Un peu plus loin, le stade de foot, autre passion de l'écrivain. «Il a même offert des maillots à la Jeunesse sportive lourmarinoise», raconte Michel Pichoud. Très vite, par sa simplicité, le Prix Nobel séduit le village.

«Chaque matin, de très bonne heure, je préparais son café à M. Camus et il partait faire son "tour de plaine"», se souvient Suzanne Ginoux, sa voisine, aujourd'hui âgée de 87 ans. Une promenade qui l'emmène sur la route de Cavaillon en passant par le magnifique château de Lourmarin, dans cette campagne austère, lumineuse, paisible, qui a bien peu changé en un demi-siècle. Au retour, il écrit Le Premier Homme. Debout à sa table, face au Luberon.

Ici, Camus fréquente aussi bien le forgeron du village et les brocanteurs, chez qui il adore chiner, que le poète René Char, son voisin de l'Isle-sur-la-Sorgue.

En revanche, on ne le voit jamais avec l'autre célébrité littéraire du village, Henri Bosco. L'auteur de L'Enfant et la rivière, administrateur du château, a choisi de vivre un peu à l'écart, dans un bastidon de pierres sèches entouré d'oliviers et de lavande. Son bureau n'a pas changé depuis sa mort : des porte-plumes à l'ancienne, une boussole, des photos jaunies. «C'était un homme simple, un peu sauvage. Le soir, il nous captivait par ses récits sur la terrasse», se souvient Liliane Marco, qui a illustré plusieurs de ses ouvrages.

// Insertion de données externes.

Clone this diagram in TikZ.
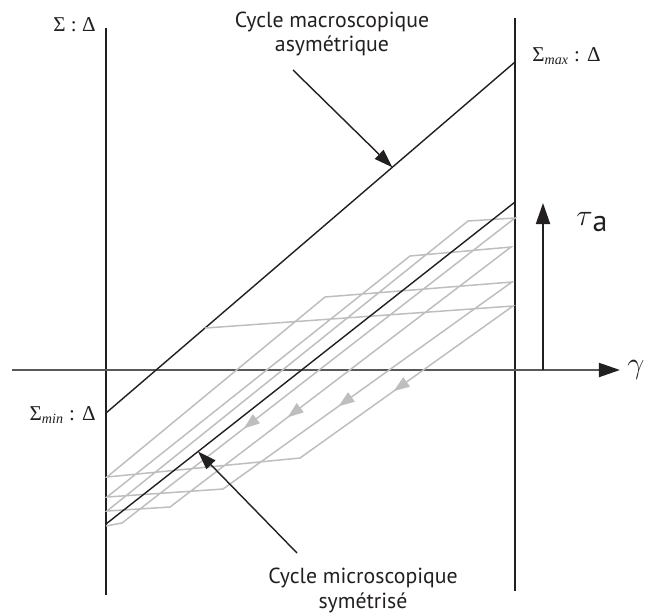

Bosco survivra de longues années à Camus. Car c'est de Lourmarin que l'auteur de La Peste entama son ultime et funeste voyage. «Je fuis l'épidémie de grippe. A dans huit jours!» lance-t-il à la fidèle Suzanne Ginoux. On connaît la suite.

La nationale 5, le dernier repas à l'Hôtel de la Poste à Sens, la Facel Vega avec Michel Gallimard neveu de Gaston, le platane au nord de Sens à Villeblevin dans l'Yonne. Albert Camus meurt le 4 janvier 1960. Ce sont les footballeurs de Lourmarin qui portent son cercueil jusqu'au cimetière, à deux pas du château.

Sa tombe est toute simple, couverte de laurier et de romarin. A côté de celle de son épouse, identique. A deux pas, celle de Bosco. La mort les aura enfin rapprochés.